My route to writing this article is illustrative.
I began reading Collin Gifford Brooke’s Lingua Fracta over the Christmas holiday.
Upon reaching a section discussing the container metaphor in writing, I spent some time reading Lakoff and Johnson on metaphors generally and looking up JSTOR articles on metaphors and composition.
While trying to wrap my head around structuralism and deconstruction, I read the Stanford Encyclopedia of Philosophy entry on Jaques Derrida.
Throughout my reading, I held dozens of conversations with my coworkers, asking questions about what I’d read, sharing quotes, asking for insights on different ideas.

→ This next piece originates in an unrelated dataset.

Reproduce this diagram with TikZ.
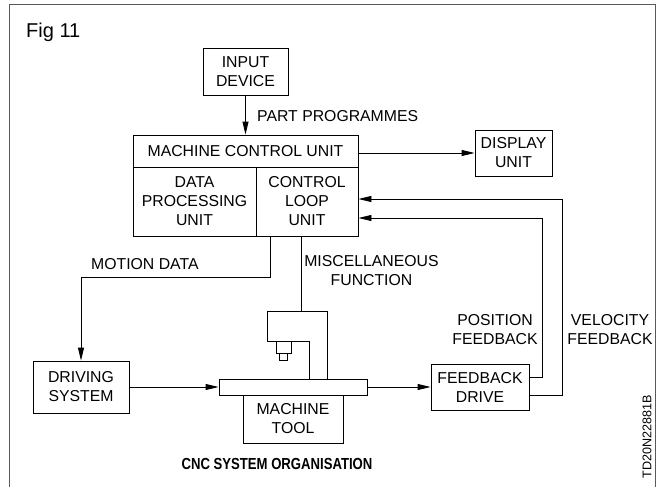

I finally read the entirety of Pierre Bayard’s How to Talk About Books You Haven’t Read to better understand the parallels between hypertext and Bayard’s assertion that understanding the links between books is more important than reading the actual books.
After failing to make much headway with Brooke's many references to early literary criticism analyses of hypertext theory generally, and George Landow specifically, I read Landow’s Hypertext 3.0, one of the watershed works in the discipline.
At various points, I stopped to re-read a bunch of philosophy papers I'd not engaged with in a decade, took another stab at learning XML and RDF, and read Mark Baker's excellent book on the rhetoric of structured writing.
My story is neither new nor unique. It’s how I learned to conduct research as an undergraduate; how I wrote seminar papers, a master’s thesis and a dissertation in graduate school; how I wrote scholarly papers as a young academic.
I learned these methods from older scholars who learned from older scholars who learned from still older scholars. It’s a tradition of lean-forward reading that dates back pretty much to the founding of universities. Here's Brooke:
As academic writers, it is almost second nature to us to weave together various and disparate texts and then contribute our own particular approach or perspective, resulting in the kind of "cognitive fabric" that we publish as an article in our disciplinary journals.
When we do research, we jump between texts. We place new ideas in context. We dig into remarks made in passing. We reread texts we’ve mostly forgotten or read important pieces we’d been meaning to get to.
Research is decentered in exactly the way hypertext is meant to be.
No calm, sedate, systematic review of a single text. It's scholarship as activity. Read a section from one book, scramble to find the underlined passage in a different text, scribble some note cards, jam something new into an outline, scribble in the margins. On a good day, maybe even write down a few sentences on your Mac.